── Data provided ──

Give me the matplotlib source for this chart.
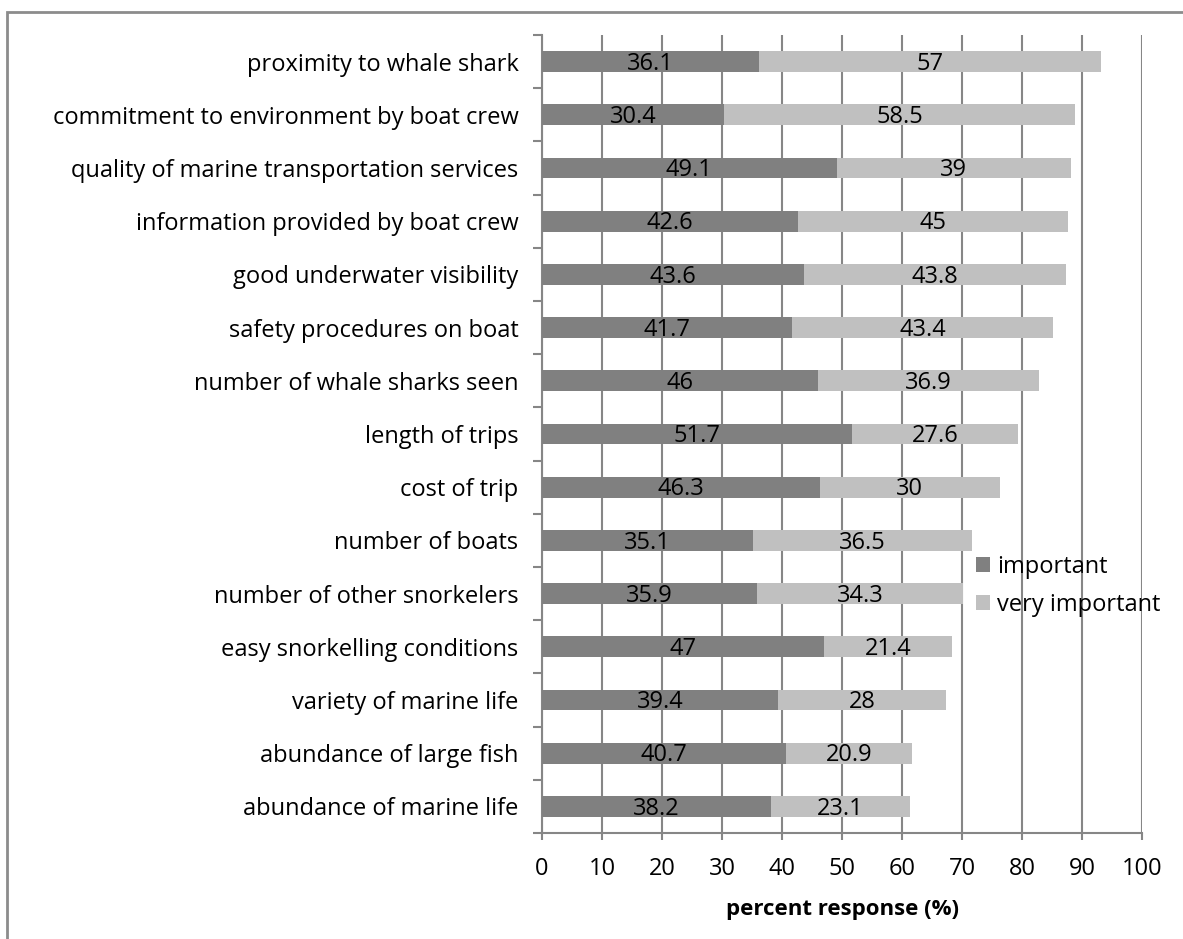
import numpy as np
import matplotlib
matplotlib.use("Agg")
import matplotlib.pyplot as plt
from matplotlib.patches import Rectangle

plt.rcParams["font.family"] = ["Open Sans", "DejaVu Sans"]

factors = [
    "proximity to whale shark",
    "commitment to environment by boat crew",
    "quality of marine transportation services",
    "information provided by boat crew",
    "good underwater visibility",
    "safety procedures on boat",
    "number of whale sharks seen",
    "length of trips",
    "cost of trip",
    "number of boats",
    "number of other snorkelers",
    "easy snorkelling conditions",
    "variety of marine life",
    "abundance of large fish",
    "abundance of marine life",
]
important = [36.1, 30.4, 49.1, 42.6, 43.6, 41.7, 46, 51.7, 46.3, 35.1, 35.9, 47, 39.4, 40.7, 38.2]
very_important = [57, 58.5, 39, 45, 43.8, 43.4, 36.9, 27.6, 30, 36.5, 34.3, 21.4, 28, 20.9, 23.1]

dark = "#808080"
light = "#c0c0c0"
axis_grey = "#868686"

fig = plt.figure(figsize=(11.83, 9.39), dpi=100)
ax = fig.add_axes([542 / 1183, 1 - 833 / 939, 600 / 1183, (833 - 35) / 939])

# outer chart frame (only top and left edges fall inside the canvas)
fig.patches.append(Rectangle((7 / 1183, -0.1), 1.2, 1.1 - 12 / 939,
                             transform=fig.transFigure, fill=False,
                             edgecolor="#8c8c8c", linewidth=2.0, zorder=0))

y = np.arange(len(factors))
h = 0.39
ax.barh(y, important, height=h, color=dark, label="important", zorder=3)
ax.barh(y, very_important, left=important, height=h, color=light,
        label="very important", zorder=3)

for i in range(len(factors)):
    ax.text(important[i] / 2, y[i] + 0.04, f"{important[i]:g}",
            ha="center", va="center", fontsize=17, color="black", zorder=4)
    ax.text(important[i] + very_important[i] / 2, y[i] + 0.04,
            f"{very_important[i]:g}", ha="center", va="center",
            fontsize=17, color="black", zorder=4)

ax.set_xlim(0, 100)
ax.set_ylim(len(factors) - 0.5, -0.5)
ax.set_xticks(np.arange(0, 101, 10))
ax.set_yticks(y)
ax.set_yticklabels(factors, fontsize=17)
ax.set_yticks(np.arange(-0.5, len(factors), 1), minor=True)

ax.grid(axis="x", color=axis_grey, linewidth=1.5, zorder=0)
ax.set_axisbelow(True)

for side in ["top", "right"]:
    ax.spines[side].set_visible(False)
for side in ["left", "bottom"]:
    ax.spines[side].set_color(axis_grey)
    ax.spines[side].set_linewidth(1.5)

ax.tick_params(axis="y", which="major", length=0, pad=17)
ax.tick_params(axis="y", which="minor", length=6.5, width=1.5, color=axis_grey)
ax.tick_params(axis="x", length=5, width=1.5, color=axis_grey,
               labelsize=17, pad=12)

ax.set_xlabel("percent response (%)", fontsize=16, fontweight="bold", labelpad=13)

ax.legend(loc="upper left", bbox_to_anchor=(0.703, 0.363), frameon=False,
          fontsize=17, handlelength=0.6, handleheight=0.6,
          handletextpad=0.3, labelspacing=0.6, borderpad=0)

fig.savefig("out.png", dpi=100)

───

**Task to complete:** State how many lines of the listing hold the string "chart"; reply with the number and nothing else.

**Answer in full:** 2